Quinn and Hartford were rewarded for their efforts in 1913 when the Republican General Assembly granted permission for Warwick to be divided and incorporated West Warwick as a town. The Republican governor at the time, Aram Pothier, appointed Hartford, Quinn, Charles A. Wilson, William P. Sheffield and Oliver A. Langevin to a five-man commission to complete the process of separation.

In 1913, when the town was divided, Warwick’s municipal assets were divided as equally as possible. Of the two major assets, West Warwick received the high school, Warwick kept the Town Hall. Other assets were carefully appraised and divided even to the stationery supplies on hand. When it came to the question of the town debt, West Warwick assumed a debt of $300,000 and Warwick’s share was determined to be $224, 114. both bonds were retired on July 1, 1944.

When Warwick ceded the 8.3 square miles to the new town of West Warwick, she lost the mill villages of Crompton, Centreville, Arctic, Riverpoint, Clyde, Phenix and a large portion of Natick. With these villages gone, Warwick’s industrial base was centered around the important mill villages of Pontiac, Hillsgrove and Apponaug. The old town went from a population of over 26,000 to 13,000 and lost three of her five representatives in the General Assembly.

In addition to losing the industrial area, the stores, shops and theaters were gone as well. Two of the largest retail stores at the time were the Star Clothing House (St. Onge) and Sinnot’s Clothing Store in Arctic. While most of Warwick’s mill workers and farmers wore simple and durable garments, businessmen and the more affluent were going to Providence or Arctic to get the latest styles. Suits in Arctic sold for as little as $9; derbies, fedoras and straw hats for a dollar or two; and shoes for men and women could be bought for two or three dollars.

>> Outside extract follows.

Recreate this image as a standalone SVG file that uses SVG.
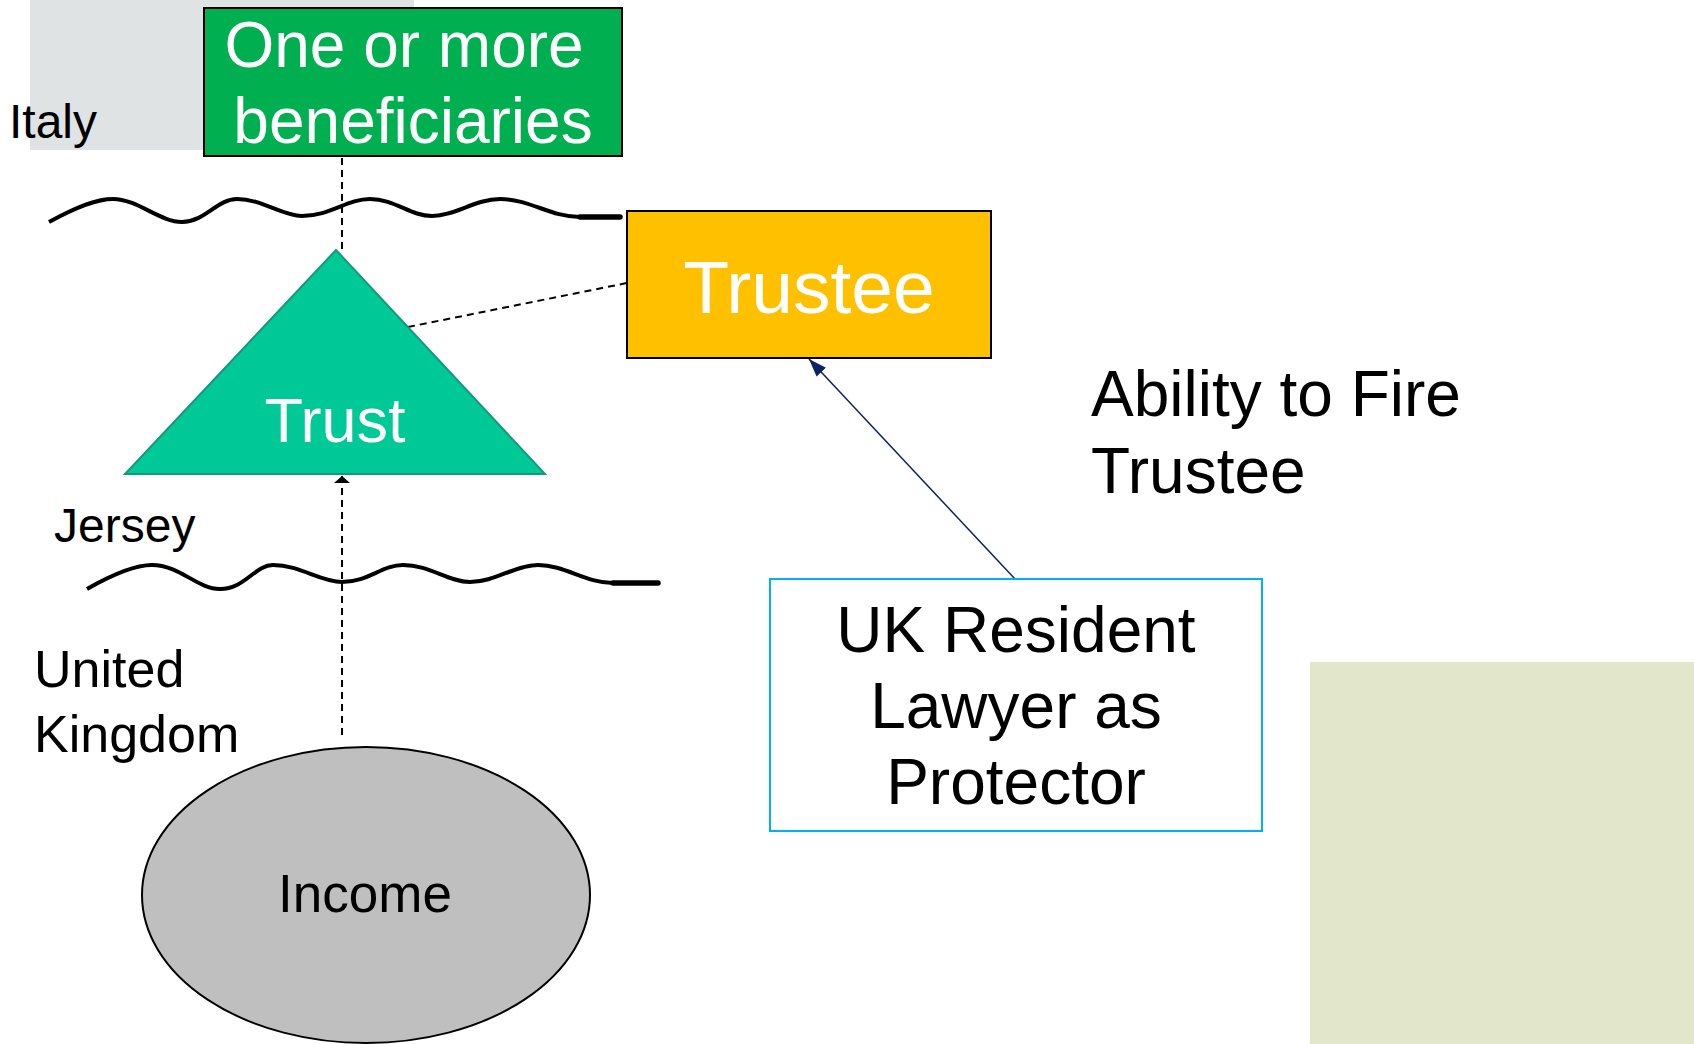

While men’s suits tended to be conventional and mostly black, brown or gray, women’s fashions were becoming more daring for those who could afford it. Women wore very large hats and “hobble” skirts, which were often so narrow that walking was difficult. Lace garments were coming into vogue and, for those who dared, there were V-neck blouses, commonly called “pneumonia” blouses.

By mutual agreement, when the high school went to the new town, the Warwick students in the class of 19813 were allowed to graduate as scheduled. They had already paid their senior dues of 15 cents per month and were entitled to the senior banquet, prom and graduation. The only hall large enough at the time to accommodate the large crowd that gathered was Thornton’s Theatre, then known as the “Opera House,” in Clyde.

Despite the split, the young men of West Warwick headed for Rocky Point on the trolleys every Saturday night and, as former governor Robert E. Quinn observed in a 1953 interview, “Friday night was band concert night at Arctic, Phenix and Crompton. The crowds were so large that it was impossible to walk on the sidewalks.” During the summer people were flocking to Rocky Point to enjoy dining at the Shore Sinner Hall, which was out over the water and supported by pilings. Those very fortunate ones, such as Joseph Fitzpatrick’s family, were able to spend the summer at the Rocky Beach campgrounds when a season’s rental was about $25.